The beer brands tested include Budweiser, Busch, Coors, Michelob, Miller Lite, Sam Adams, Samuel Smith, Peak Organic, and the Sierra Nevada. The popular wine brands tested include Gallo, Beringer, Mondavi, Barefoot and Sutter Home. If you’re a fan of any of these brands then just know there might be Glyphosate herbicides inside of them.
This is not the first time that the alcohol industry has taken a hit, in 2015 CBS news broke the announcement that there was a lawsuit against 31 different brands of wine for a high level of inorganic arsenic.
Something similar occurred in Germany in 2016 where every single beer tested was found to reveal some residues of glyphosate, even in local and independent beers. Glyphosate levels were as high as 30 micrograms per liter, and these findings were done by the Munich Environmental Institute.

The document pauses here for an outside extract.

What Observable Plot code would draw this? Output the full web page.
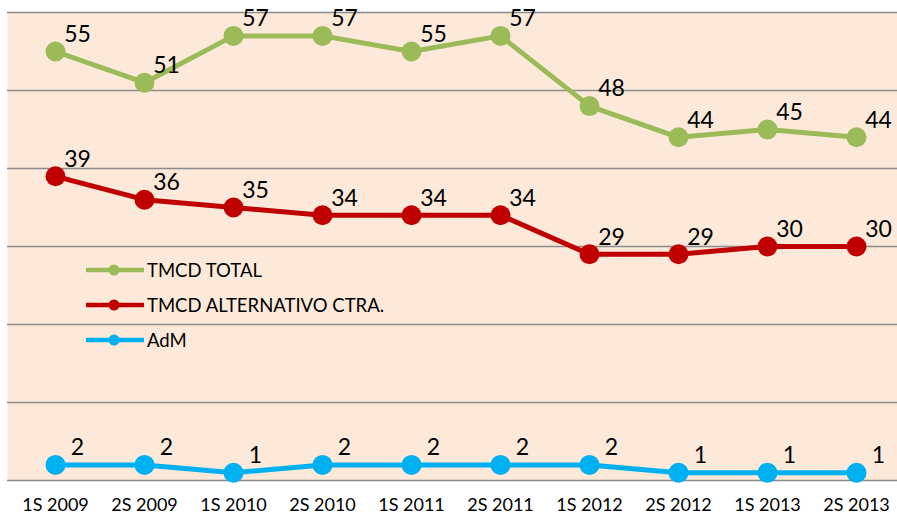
<!DOCTYPE html>
<html><head><meta charset="utf-8">
<script src="https://cdn.jsdelivr.net/npm/d3@7"></script>
<script src="https://cdn.jsdelivr.net/npm/@observablehq/plot@0.6"></script>
<style>
body{margin:0;background:#fff;font-family:Lato,sans-serif;}
#wrap{position:relative;width:897px;height:517px;}
#legend{position:absolute;left:86px;top:252px;font-family:Lato,sans-serif;font-size:18.5px;color:#000;}
#legend .row{display:flex;align-items:center;height:35px;}
#legend svg{margin-right:3px;}
</style></head>
<body><div id="wrap"><div id="legend"></div></div>
<script>
const periods = ["1S 2009","2S 2009","1S 2010","2S 2010","1S 2011","2S 2011","1S 2012","2S 2012","1S 2013","2S 2013"];
const tmcdTotal = [55,51,57,57,55,57,48,44,45,44];
const tmcdAlt = [39,36,35,34,34,34,29,29,30,30];
const adm = [2,2,1,2,2,2,2,1,1,1];
const seriesNames = ["TMCD TOTAL","TMCD ALTERNATIVO CTRA.","AdM"];
const seriesColors = ["#9BBB59","#C00000","#00B0F0"];
const yTicks = [0,10,20,30,40,50,60];

const allValues = [tmcdTotal, tmcdAlt, adm];
const data = [];
allValues.forEach((vals, si) => vals.forEach((v, i) => data.push({series: seriesNames[si], period: periods[i], value: v})));

const W = 897, H = 517;
const chart = Plot.plot({
  width: W, height: H,
  marginLeft: 7, marginRight: 0, marginTop: 12, marginBottom: 37,
  style: {fontFamily: "Lato, sans-serif", background: "#fff", overflow: "visible"},
  x: {type: "point", domain: periods, range: [55, 856], padding: 0, label: null},
  y: {domain: [0, 60], range: [480, 12], axis: null},
  color: {domain: seriesNames, range: seriesColors},
  marks: [
    Plot.frame({fill: "#FDE9D9", stroke: null}),
    Plot.ruleY(yTicks, {stroke: "#8C8C8C", strokeWidth: 1.5}),
    Plot.axisX({tickSize: 0, tickPadding: 18, fontSize: 18, fill: "#000", label: null}),
    Plot.line(data, {x: "period", y: "value", z: "series", stroke: "series", strokeWidth: 5}),
    Plot.dot(data, {x: "period", y: "value", fill: "series", r: 10}),
    Plot.text(data, {x: "period", y: "value", text: d => String(d.value), dx: 22, dy: -17, fontSize: 23, fill: "#000"})
  ]
});
document.getElementById("wrap").prepend(chart);

const legend = document.getElementById("legend");
seriesNames.forEach((n, i) => {
  const row = document.createElement("div");
  row.className = "row";
  row.innerHTML = `<svg width="58" height="14"><line x1="1" y1="7" x2="57" y2="7" stroke="${seriesColors[i]}" stroke-width="4.5" stroke-linecap="round"/><circle cx="28" cy="7" r="5.5" fill="${seriesColors[i]}"/></svg><span>${n}</span>`;
  legend.appendChild(row);
});
</script></body></html>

Ironically the EU Commission is looking to extend the approval for the use of Glyphosate for Germany and several other EU countries for the next 15 years.
Even though some of the test results were confusing at first, one would think that every independent beer or wine brand including organic ones would be free of glyphosate, since they are not allowed in organic farming. Well, they are contaminated with it, even though it was a lot lower than the conventional wines. However, independent beers were found to have a lot more herbicides inside them then main brands like Budweiser, Coors, and Michelob.
The good news is that a lot of beer and wine companies are moving away from this dangerous chemical, which is something that should be celebrated.
Phil Coturri, the Sonoma vineyard manager said that he hasn’t used Monsanto’s Roundup product since 1977, “You can’t constantly use a product and think it’s not going to have an effect. Glyphosate is something that’s made to kill.” Phil was recognized for his actions earlier this year, by the Golden Gate Salmon Association.
Last week Anheuser-Busch announced that their brand Michelob launched a new beer made with organic wheat.
The Brewers Association certifies craft beers and small independent beers gave a statement regarding the new test results.
“Brewers do not want glyphosate used on barley or any raw brewing material, and the barley grower organization have also come out strongly against glyphosate. It is clear that the malting and brewing industries are aligned in their opposition to the use of glyphosate on malting barley.”